The study reveals the scale of the impact government cuts are having on the charitable sector. For example, Birmingham City Council – the UK’s second largest city – has cut funding to the largest number of charities, where more than 190 organisations will lose out. After Birmingham, it’s charities in the capital that will be hit hardest where cross council organisation London Councils will cut funding for 174 organisations.
The data shows the worst affected groups will include elderly, disability, adult-care, children’s and young-persons’ charities. Disturbingly, the government’s planned cuts to legal aid are set to punish vulnerable people who rely on the support and advice of precisely these groups, the most. So effectively the government plans to punish them twice – by removing free legal advice and then by slashing funding for the charities and groups who are left to pick up the pieces as a result.
The government has often repeated its desire that voluntary groups and organisations should pick up the shortfall of cuts to direct services as part of its ‘Big Society’. However, many experts, including Tony Havers, a director from the London School of Economics, have questioned whether the charitable sector can effectively cover such a sharp drop in government funding. Brendan Barber, general secretary of the Trade Union’s Congress (TUC), brands the government’s big society as “looking more and more like a big con.”
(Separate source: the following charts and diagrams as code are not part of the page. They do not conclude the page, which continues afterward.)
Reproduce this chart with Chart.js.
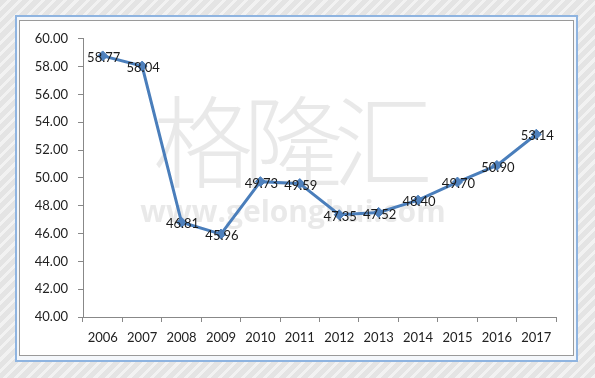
<!DOCTYPE html>
<html>
<head>
<meta charset="utf-8">
<script src="https://cdn.jsdelivr.net/npm/chart.js@4.4.0/dist/chart.umd.min.js"></script>
<style>
  html, body { margin: 0; padding: 0; }
  body {
    width: 595px; height: 378px; overflow: hidden; position: relative;
    background: repeating-linear-gradient(135deg, #e4e4e4 0px, #e4e4e4 5px, #f2f2f2 5px, #f2f2f2 8px);
  }
  #frame {
    position: absolute; left: 15px; top: 15px; width: 559px; height: 343px;
    border: 2px solid #8fb4e0; background: #f4f7fb;
  }
  #panel {
    position: absolute; left: 19px; top: 20px; width: 553px; height: 334px;
    border: 1px solid #9a9a9a; background: #ffffff;
  }
  canvas { display: block; }
</style>
</head>
<body>
<div id="frame"></div>
<div id="panel"><canvas id="chart" width="553" height="334"></canvas></div>
<script>
// Chart values
const years = ['2006', '2007', '2008', '2009', '2010', '2011', '2012', '2013', '2014', '2015', '2016', '2017'];
const values = [58.77, 58.04, 46.81, 45.96, 49.73, 49.59, 47.35, 47.52, 48.40, 49.70, 50.90, 53.14];
const yMin = 40;
const yMax = 60;
const yStep = 2;

const fontFamily = 'Lato, "Open Sans", sans-serif';

// faint watermark behind the line
const watermark = {
  id: 'watermark',
  beforeDatasetsDraw(chart) {
    const ctx = chart.ctx;
    ctx.save();
    ctx.fillStyle = 'rgba(200,200,200,0.4)';
    ctx.textAlign = 'center';
    ctx.textBaseline = 'middle';
    ctx.font = '300 100px "Noto Sans CJK SC", sans-serif';
    const chars = ['格', '隆', '汇'];
    chars.forEach((c, i) => ctx.fillText(c, 183 + i * 90, 121));
    ctx.font = 'bold 30px "Open Sans", sans-serif';
    ctx.fillText('www.gelonghui.com', 273, 192);
    ctx.restore();
  }
};

// value labels drawn centered on each point
const pointLabels = {
  id: 'pointLabels',
  afterDatasetsDraw(chart) {
    const ctx = chart.ctx;
    const meta = chart.getDatasetMeta(0);
    ctx.save();
    ctx.font = '13px ' + fontFamily;
    ctx.fillStyle = '#1a1a1a';
    ctx.textAlign = 'center';
    ctx.textBaseline = 'middle';
    meta.data.forEach((pt, i) => {
      ctx.fillText(values[i].toFixed(2), pt.x + 1, pt.y + 2);
    });
    ctx.restore();
  }
};

const ctx = document.getElementById('chart').getContext('2d');
new Chart(ctx, {
  type: 'line',
  data: {
    labels: years,
    datasets: [{
      data: values,
      borderColor: '#4a7ebb',
      borderWidth: 3,
      tension: 0,
      pointStyle: 'rectRot',
      pointRadius: 5,
      pointBackgroundColor: '#4f81bd',
      pointBorderColor: '#4a7ebb',
      pointBorderWidth: 1
    }]
  },
  options: {
    responsive: false,
    animation: false,
    layout: { padding: { top: 17, right: 17, left: 0, bottom: 0 } },
    plugins: {
      legend: { display: false },
      tooltip: { enabled: false }
    },
    scales: {
      x: {
        offset: true,
        grid: { display: true, drawOnChartArea: false, offset: true, tickLength: 5, color: '#888888' },
        border: { display: true, color: '#888888' },
        ticks: { color: '#222222', font: { size: 13, family: fontFamily }, padding: 8, maxRotation: 0 },
        afterFit(scale) { scale.height = 38; }
      },
      y: {
        min: yMin,
        max: yMax,
        grid: { display: true, drawOnChartArea: false, tickLength: 5, color: '#888888' },
        border: { display: true, color: '#888888' },
        ticks: {
          stepSize: yStep,
          color: '#222222',
          font: { size: 13, family: fontFamily },
          padding: 10,
          callback: v => Number(v).toFixed(2)
        },
        afterFit(scale) { scale.width = 63; }
      }
    }
  },
  plugins: [watermark, pointLabels]
});
</script>
</body>
</html>
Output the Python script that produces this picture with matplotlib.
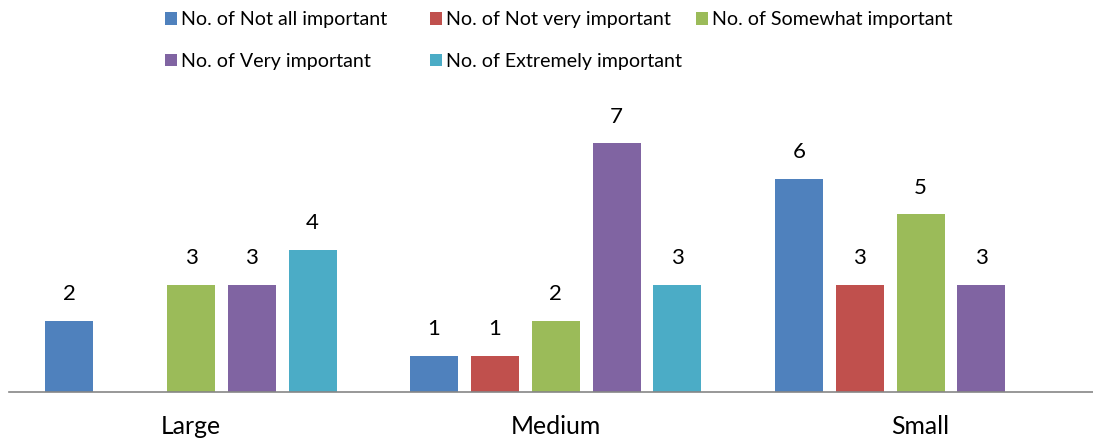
import numpy as np
import matplotlib
matplotlib.use("Agg")
import matplotlib.pyplot as plt

categories = ["Large", "Medium", "Small"]
series_names = ["No. of Not all important", "No. of Not very important",
                "No. of Somewhat important", "No. of Very important",
                "No. of Extremely important"]
not_all = [2, 1, 6]
not_very = [np.nan, 1, 3]
somewhat = [3, 2, 5]
very = [3, 7, 3]
extremely = [4, 3, np.nan]
series_values = [not_all, not_very, somewhat, very, extremely]
colors = ["#4F81BD", "#C0504D", "#9BBB59", "#8064A2", "#4BACC6"]

plt.rcParams['font.family'] = ['Lato', 'DejaVu Sans']

W, H = 1093, 442
fig = plt.figure(figsize=(W / 100, H / 100), dpi=100)
ax_left, ax_right = 8.6, 1102.9
ax_bottom, ax_top = 391.5, 107.9
ax = fig.add_axes([ax_left / W, (H - ax_bottom) / H,
                   (ax_right - ax_left) / W, (ax_bottom - ax_top) / H])

x = np.arange(len(categories))
step = 0.1667
width = 0.1316
containers = []
for i, (vals, col, name) in enumerate(zip(series_values, colors, series_names)):
    c = ax.bar(x + (i - 2) * step, vals, width, color=col, label=name)
    containers.append(c)
    for rect, v in zip(c.patches, vals):
        if np.isnan(v):
            continue
        ax.annotate(f"{int(v)}", (rect.get_x() + rect.get_width() / 2, rect.get_height()),
                    xytext=(0, 19.2), textcoords="offset points",
                    ha="center", va="center", fontsize=16)

ax.set_xlim(-0.5, 2.5)
ax.set_ylim(0, 8)
ax.set_xticks(x)
ax.set_xticklabels(categories, fontsize=17.8)
ax.tick_params(axis="x", length=0, pad=17)
ax.set_yticks([])
for s in ["top", "right", "left"]:
    ax.spines[s].set_visible(False)
ax.spines["bottom"].set_color("#868686")
ax.spines["bottom"].set_linewidth(1.2)

# legend: three columns laid out as in the reference
col_x = [165, 430, 696]
columns = [[0, 3], [1, 4], [2]]
for cx, idxs in zip(col_x, columns):
    leg = fig.legend([containers[k] for k in idxs], [series_names[k] for k in idxs],
                     loc="upper left", bbox_to_anchor=(cx / W, 1 - 11.5 / H),
                     frameon=False, fontsize=14.1, borderpad=0, borderaxespad=0,
                     handlelength=0.61, handleheight=0.61, handletextpad=0.21,
                     labelspacing=1.24)

fig.savefig("out.png", dpi=100)
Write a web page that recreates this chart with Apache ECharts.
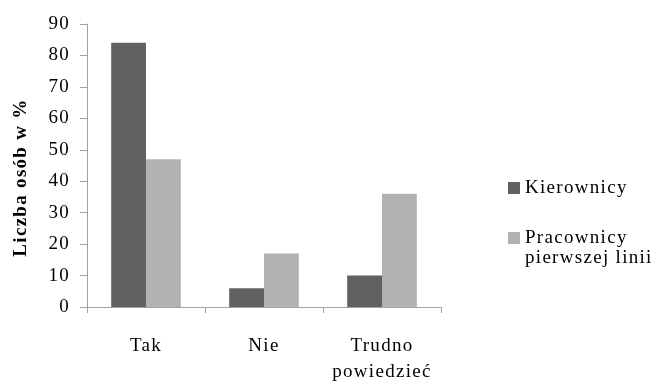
<!DOCTYPE html>
<html>
<head>
<meta charset="utf-8">
<script src="https://cdn.jsdelivr.net/npm/echarts@6/dist/echarts.min.js"></script>
<style>
  html, body { margin: 0; padding: 0; background: #fff; }
  #chart { width: 653px; height: 385px; }
</style>
</head>
<body>
<div id="chart"></div>
<script>
// Survey answers, percent of respondents per group
var categories = ['Tak', 'Nie', 'Trudno\npowiedzieć'];
var kierownicy = [84, 6, 10];
var pracownicy = [47, 17, 36];
var seriesNames = ['Kierownicy', 'Pracownicy\npierwszej linii'];
var yTicks = { min: 0, max: 90, step: 10 };

// widely tracked lettering for every label drawn on the canvas
(function () {
  var proto = CanvasRenderingContext2D.prototype;
  var fill = proto.fillText;
  proto.fillText = function () {
    if ('letterSpacing' in this) this.letterSpacing = '1.3px';
    return fill.apply(this, arguments);
  };
})();

var serif = '"Liberation Serif", "DejaVu Serif", serif';
var axisGrey = '#a3a3a3';
var legendText = { fontFamily: serif, fontSize: 19, color: '#000', lineHeight: 20 };

var chart = echarts.init(document.getElementById('chart'), null, { renderer: 'canvas' });
chart.setOption({
  animation: false,
  backgroundColor: '#ffffff',
  grid: { left: 87, right: 212, top: 24, bottom: 70 },
  legend: [
    {
      orient: 'vertical',
      left: 508,
      top: 178,
      padding: 0,
      itemWidth: 12,
      itemHeight: 12,
      itemGap: 7,
      icon: 'rect',
      textStyle: legendText,
      data: [seriesNames[0]]
    },
    {
      orient: 'vertical',
      left: 508,
      top: 208,
      padding: 0,
      itemWidth: 12,
      itemHeight: 12,
      itemGap: 7,
      icon: 'rect',
      textStyle: legendText,
      // a blank leading line keeps the first text line level with the swatch
      formatter: function (name) { return '\n' + name; },
      data: [seriesNames[1]]
    }
  ],
  xAxis: {
    type: 'category',
    data: categories,
    axisLine: { show: true, lineStyle: { color: axisGrey, width: 1 } },
    axisTick: { show: true, length: 6, lineStyle: { color: axisGrey } },
    axisLabel: { fontFamily: serif, fontSize: 19, color: '#000', margin: 26, lineHeight: 26 }
  },
  yAxis: {
    type: 'value',
    min: yTicks.min,
    max: yTicks.max,
    interval: yTicks.step,
    name: 'Liczba osób w %',
    nameLocation: 'middle',
    nameGap: 56,
    nameTextStyle: {
      fontFamily: serif, fontSize: 19, fontWeight: 'bold', color: '#000',
      padding: [0, 24, 0, 0]
    },
    axisLine: { show: true, lineStyle: { color: axisGrey, width: 1 } },
    axisTick: { show: true, length: 7, lineStyle: { color: axisGrey } },
    splitLine: { show: false },
    axisLabel: { fontFamily: serif, fontSize: 19, color: '#000', margin: 17 }
  },
  series: [
    {
      name: seriesNames[0],
      type: 'bar',
      data: kierownicy,
      itemStyle: { color: '#616161' },
      barGap: '0%',
      barCategoryGap: '41%'
    },
    {
      name: seriesNames[1],
      type: 'bar',
      data: pracownicy,
      itemStyle: { color: '#b2b2b2' },
      barGap: '0%',
      barCategoryGap: '41%'
    }
  ]
});
</script>
</body>
</html>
With regards to legal aid, these cuts will mean hundreds of charitable organisations who already provide vital free legal support services for the elderly, disabled, women, homeless and children will be forced to close. Yet, as Ken Clarke’s Legal Aid, Sentencing & Punishment of Offenders bill is set to cut legal aid for an estimated 725,000 Britons, whom does the government expect these people to turn to?
In the same vein as Ken Clarke’s legal aid and justice bill, cutting funds to the charitable sector – already being expected to compensate for a reduction in government services – will simply punish vulnerable Britons who we should be protecting."